When Catton finished his speech, he and Col. Samantha Weeks, 14th Flying Training Wing commander, presented a donation to George Irby, Director of Federal Programs for the City of Columbus, and the Happy Irby Christmas Fund.

Following Catton’s speech and several presentations, Weeks offered a few words of her own. She went on to say that the way forward with training across the Air Force is changing because of the new technology which is allowing Airmen to be trained better and faster.

“We created 345 pilots this year and most importantly, have an adaptive innovative syllabus using changes to take advantage of virtual reality and augmented reality while upholding the standards on what it means to be an Air Force aviator,” she said.

Not only is technology causing a re-evaluation of traditional training, but the change in Airmen, from older to younger generations, is also causing supervisors to re-evaluate traditional ways of leading.

“Our Airmen work a little bit different today than previous generations and absolutely need to have purpose in what they do,” Weeks said. “Our chief asked us to help connect the dots for those Airmen. Show each one of them how they connect to the mission.”

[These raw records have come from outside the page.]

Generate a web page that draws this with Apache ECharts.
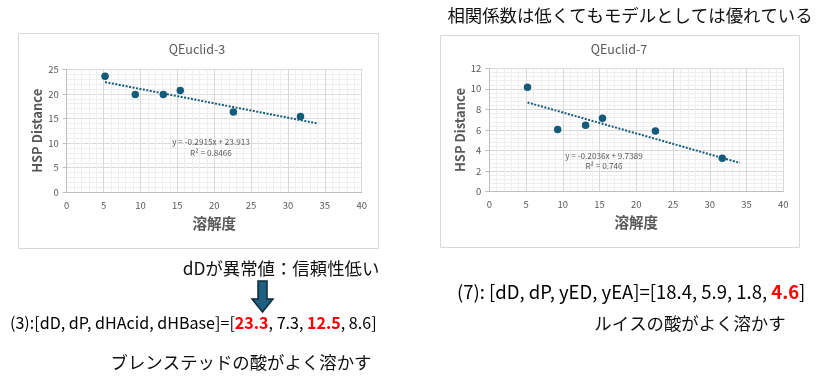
<!DOCTYPE html>
<html><head><meta charset="utf-8">
<script src="https://cdn.jsdelivr.net/npm/echarts@6/dist/echarts.min.js"></script>
<style>html,body{margin:0;padding:0;background:#fff}#c{width:837px;height:387px}</style>
</head><body><div id="c"></div>
<script>
// ---- data ----
const xTicks = [0, 5, 10, 15, 20, 25, 30, 35, 40];
const solubility = [5.2, 9.3, 13.1, 15.4, 22.6, 31.7];
const dist3 = [23.6, 19.9, 19.9, 20.7, 16.3, 15.4];
const dist7 = [10.15, 6.05, 6.45, 7.15, 5.9, 3.25];
const trendX = [5.2, 34.1];
const trend3 = [22.4, 13.97];
const trend7 = [8.68, 2.80];
const eq3 = ['y = -0.2915x + 23.913', 'R² = 0.8466'];
const eq7 = ['y = -0.2036x + 9.7389', 'R² = 0.746'];
const titles = ['QEuclid-3', 'QEuclid-7'];

const FONT = '"Noto Sans CJK JP", "Noto Sans", sans-serif';
const BLUE = '#135a7b';
const chart = echarts.init(document.getElementById('c'));

function xAxis(gi) {
  return {
    gridIndex: gi, type: 'value', min: 0, max: 40, interval: 5,
    name: '溶解度', nameLocation: 'middle', nameGap: 24,
    nameTextStyle: {fontFamily: FONT, fontSize: 14.5, fontWeight: 'bold', color: '#595959'},
    axisLine: {lineStyle: {color: '#bfbfbf'}},
    axisTick: {show: false},
    axisLabel: {color: '#595959', fontSize: 9.5, fontFamily: FONT, margin: 8},
    splitLine: {show: true, lineStyle: {color: '#d9d9d9', width: 1}},
    minorTick: {show: false, splitNumber: 5},
    minorSplitLine: {show: true, lineStyle: {color: '#eeeeee', width: 1}}
  };
}
function yAxis(gi, max, interval) {
  return {
    gridIndex: gi, type: 'value', min: 0, max: max, interval: interval,
    name: 'HSP Distance', nameLocation: 'middle', nameGap: 23,
    nameTextStyle: {fontFamily: FONT, fontSize: 13, fontWeight: 'bold', color: '#595959'},
    axisLine: {show: true, lineStyle: {color: '#bfbfbf'}},
    axisTick: {show: true, length: 4, lineStyle: {color: '#bfbfbf'}},
    axisLabel: {color: '#595959', fontSize: 9.5, fontFamily: FONT, margin: 8},
    splitLine: {show: true, lineStyle: {color: '#d9d9d9', width: 1}},
    minorTick: {show: false, splitNumber: 5},
    minorSplitLine: {show: true, lineStyle: {color: '#eeeeee', width: 1}}
  };
}
const pts3 = solubility.map((x, i) => [x, dist3[i]]);
const pts7 = solubility.map((x, i) => [x, dist7[i]]);
const tr3 = trendX.map((x, i) => [x, trend3[i]]);
const tr7 = trendX.map((x, i) => [x, trend7[i]]);

function txt(x, y, t, size, color, weight, align) {
  return {type: 'text', x: x, y: y, z: 10,
    style: {text: t, fontFamily: FONT, fontSize: size, fill: color || '#000',
      fontWeight: weight || 'normal', textAlign: align || 'left', textVerticalAlign: 'middle'}};
}
function rich(x, y, parts, size) {
  return {type: 'text', x: x, y: y, z: 10,
    style: {
      text: parts.map(p => p[1] ? '{r|' + p[0] + '}' : '{n|' + p[0] + '}').join(''),
      textVerticalAlign: 'middle',
      rich: {
        n: {fontFamily: FONT, fontSize: size, fill: '#000', color: '#000'},
        r: {fontFamily: FONT, fontSize: size, fill: '#ff0000', color: '#ff0000', fontWeight: 'bold'}
      }
    }};
}

chart.setOption({
  backgroundColor: '#fff',
  animation: false,
  graphic: [
    {type: 'rect', shape: {x: 18.5, y: 33.5, width: 360, height: 215}, style: {fill: '#fff', stroke: '#d9d9d9', lineWidth: 1}, z: -10},
    {type: 'rect', shape: {x: 440.5, y: 35.5, width: 359, height: 212}, style: {fill: '#fff', stroke: '#d9d9d9', lineWidth: 1}, z: -10},
    txt(197, 49, titles[0], 12.5, '#595959', 'normal', 'center'),
    txt(619, 49, titles[1], 12.5, '#595959', 'normal', 'center'),
    txt(211, 142, eq3[0], 8.2, '#595959', 'normal', 'center'),
    txt(211, 153, eq3[1], 8.2, '#595959', 'normal', 'center'),
    txt(604, 156, eq7[0], 8.2, '#595959', 'normal', 'center'),
    txt(604, 166, eq7[1], 8.2, '#595959', 'normal', 'center'),
    txt(630, 15, '相関係数は低くてもモデルとしては優れている', 17.4, '#111', 'normal', 'center'),
    txt(281, 268, 'dDが異常値：信頼性低い', 17.4, '#111', 'normal', 'center'),
    {type: 'polygon', z: 10, shape: {points: [[258, 281], [267, 281], [267, 299], [273, 299], [262.5, 312], [252, 299], [258, 299]]},
      style: {fill: '#1f5f80', stroke: '#0c2a3c', lineWidth: 1.5}},
    rich(10, 323, [['(3):[dD, dP, dHAcid, dHBase]=[', 0], ['23.3', 1], [', 7.3, ', 0], ['12.5', 1], [', 8.6]', 0]], 16.1),
    txt(241, 362, 'ブレンステッドの酸がよく溶かす', 17.4, '#111', 'normal', 'center'),
    rich(457, 292, [['(7): [dD, dP, yED, yEA]=[18.4, 5.9, 1.8, ', 0], ['4.6', 1], [']', 0]], 18.5),
    txt(690, 323, 'ルイスの酸がよく溶かす', 17.4, '#111', 'normal', 'center')
  ],
  grid: [
    {left: 66.7, top: 69.3, width: 295, height: 123},
    {left: 489.3, top: 68.3, width: 294, height: 123.4}
  ],
  xAxis: [xAxis(0), xAxis(1)],
  yAxis: [yAxis(0, 25, 5), yAxis(1, 12, 2)],
  series: [
    {type: 'line', xAxisIndex: 0, yAxisIndex: 0, data: tr3, symbol: 'none', lineStyle: {color: BLUE, width: 2, type: [2, 1.5]}, z: 3},
    {type: 'scatter', xAxisIndex: 0, yAxisIndex: 0, data: pts3, symbolSize: 7.5, itemStyle: {color: BLUE, opacity: 1}, z: 4},
    {type: 'line', xAxisIndex: 1, yAxisIndex: 1, data: tr7, symbol: 'none', lineStyle: {color: BLUE, width: 2, type: [2, 1.5]}, z: 3},
    {type: 'scatter', xAxisIndex: 1, yAxisIndex: 1, data: pts7, symbolSize: 7.5, itemStyle: {color: BLUE, opacity: 1}, z: 4}
  ]
});
</script></body></html>
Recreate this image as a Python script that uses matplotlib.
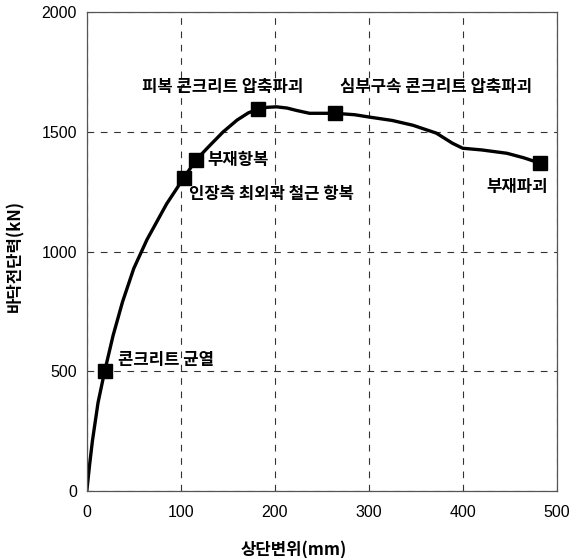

To close her speech, Weeks thanked the community for all they have done from supporting the original base, established in 1941 for the Army Air Corp, to their continued support of Columbus AFB as its known today.

“Without our community, we are on an island and our Columbus community has never allowed that to be our reality,” Weeks said. “Thank you for everything you do for each and every single one of our airmen and families.”